* [STATED EXERCISE] Exactly as written, write out the lines below from the first to the one containing "53, height: 381", inclusive. Pictures do not belong in the copy.

* [GIVEN MATERIAL]
..............................
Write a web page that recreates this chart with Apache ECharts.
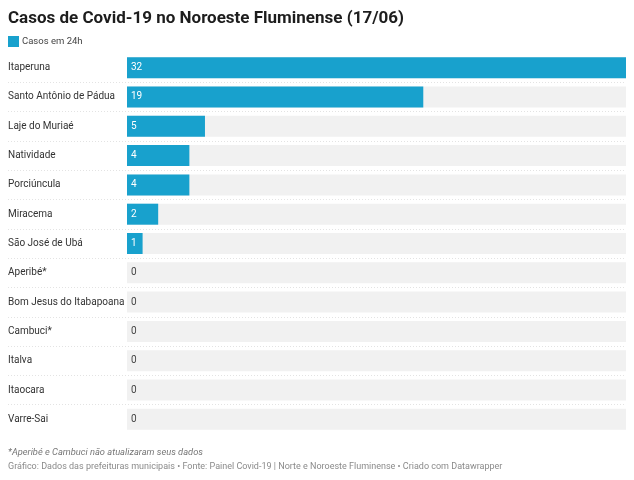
<!DOCTYPE html>
<html>
<head>
<meta charset="utf-8">
<script src="https://cdn.jsdelivr.net/npm/echarts@6/dist/echarts.min.js"></script>
<style>
  html, body { margin: 0; padding: 0; background: #fff; }
  #chart { width: 634px; height: 480px; }
</style>
</head>
<body>
<div id="chart"></div>
<script>
// municípios, de cima para baixo
const cities = [
  'Itaperuna', 'Santo Antônio de Pádua', 'Laje do Muriaé', 'Natividade',
  'Porciúncula', 'Miracema', 'São José de Ubá', 'Aperibé*',
  'Bom Jesus do Itabapoana', 'Cambuci*', 'Italva', 'Itaocara', 'Varre-Sai'
]
const cases24h = [32, 19, 5, 4, 4, 2, 1, 0, 0, 0, 0, 0, 0]
const seriesName = 'Casos em 24h'

const titleText = 'Casos de Covid-19 no Noroeste Fluminense (17/06)'
const noteText = '*Aperibé e Cambuci não atualizaram seus dados'
const sourceText = 'Gráfico: Dados das prefeituras municipais • Fonte: Painel Covid-19 | Norte e Noroeste Fluminense • Criado com Datawrapper'

const FONT = 'Roboto, "Noto Sans", sans-serif'
const BLUE = '#18a1cd'

const chart = echarts.init(document.getElementById('chart'))

const gridBox = { left: 127, right: 8, top: 53, height: 381 }

chart.setOption({
  animation: false,
  textStyle: { fontFamily: FONT },
  title: [
    {
      text: titleText, left: 8, top: 10, padding: 0,
      textStyle: { fontFamily: FONT, fontSize: 17, fontWeight: 'bold', color: '#1d1d1d' }
    },
    {
      text: noteText, left: 8, top: 448, padding: 0,
      textStyle: { fontFamily: FONT, fontSize: 9.3, fontStyle: 'italic', fontWeight: 'normal', color: '#777' }
    },
    {
      text: sourceText, left: 8, top: 462, padding: 0,
      textStyle: { fontFamily: FONT, fontSize: 9, fontWeight: 'normal', color: '#8a8a8a' }
    }
  ],
  legend: {
    data: [seriesName], left: 8, top: 36, padding: 0,
    itemWidth: 11, itemHeight: 11, icon: 'rect',
    textStyle: { fontFamily: FONT, fontSize: 9.5, color: '#444', padding: [0, 0, 0, -2] }
  },
  grid: [
    { ...gridBox },
    // grade auxiliar só para as linhas pontilhadas entre as linhas
    { left: 8, right: 8, top: gridBox.top, height: gridBox.height }
  ],
  xAxis: [
    { type: 'value', min: 0, max: 32, show: false, gridIndex: 0 },
    { type: 'value', min: 0, max: 1, show: false, gridIndex: 1 }
  ],
  yAxis: [
    {
      type: 'category', data: cities, inverse: true, gridIndex: 0,
      axisLine: { show: false }, axisTick: { show: false }, splitLine: { show: false },
      axisLabel: {
        align: 'left', margin: 119,
        fontFamily: FONT, fontSize: 10, color: '#333'
      }
    },
    {
      type: 'category', data: cities, inverse: true, gridIndex: 1,
      axisLine: { show: false }, axisTick: { show: false }, axisLabel: { show: false },
      splitLine: {
        show: true, showMinLine: false, showMaxLine: false,
        lineStyle: { color: '#e3e3e3', type: [1, 2], width: 1 }
      }
    }
  ],
  series: [
    {
      name: seriesName, type: 'bar', xAxisIndex: 0, yAxisIndex: 0,
      barWidth: 21,
      itemStyle: { color: BLUE },
      showBackground: true,
      backgroundStyle: { color: '#f1f1f1' },
      label: {
        show: true, position: 'insideLeft', distance: 4,
        fontFamily: FONT, fontSize: 10
      },
      data: cases24h.map(v => ({
        value: v,
        label: { color: v > 0 ? '#fff' : '#444' }
      }))
    }
  ]
})

window.addEventListener('resize', () => {
  chart.resize()
})
</script>
</body>
</html>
..............................
* [CORRECT RESULT]
Write a web page that recreates this chart with Apache ECharts.
<!DOCTYPE html>
<html>
<head>
<meta charset="utf-8">
<script src="https://cdn.jsdelivr.net/npm/echarts@6/dist/echarts.min.js"></script>
<style>
  html, body { margin: 0; padding: 0; background: #fff; }
  #chart { width: 634px; height: 480px; }
</style>
</head>
<body>
<div id="chart"></div>
<script>
// municípios, de cima para baixo
const cities = [
  'Itaperuna', 'Santo Antônio de Pádua', 'Laje do Muriaé', 'Natividade',
  'Porciúncula', 'Miracema', 'São José de Ubá', 'Aperibé*',
  'Bom Jesus do Itabapoana', 'Cambuci*', 'Italva', 'Itaocara', 'Varre-Sai'
]
const cases24h = [32, 19, 5, 4, 4, 2, 1, 0, 0, 0, 0, 0, 0]
const seriesName = 'Casos em 24h'

const titleText = 'Casos de Covid-19 no Noroeste Fluminense (17/06)'
const noteText = '*Aperibé e Cambuci não atualizaram seus dados'
const sourceText = 'Gráfico: Dados das prefeituras municipais • Fonte: Painel Covid-19 | Norte e Noroeste Fluminense • Criado com Datawrapper'

const FONT = 'Roboto, "Noto Sans", sans-serif'
const BLUE = '#18a1cd'

const chart = echarts.init(document.getElementById('chart'))

const gridBox = { left: 127, right: 8, top: 53, height: 381 }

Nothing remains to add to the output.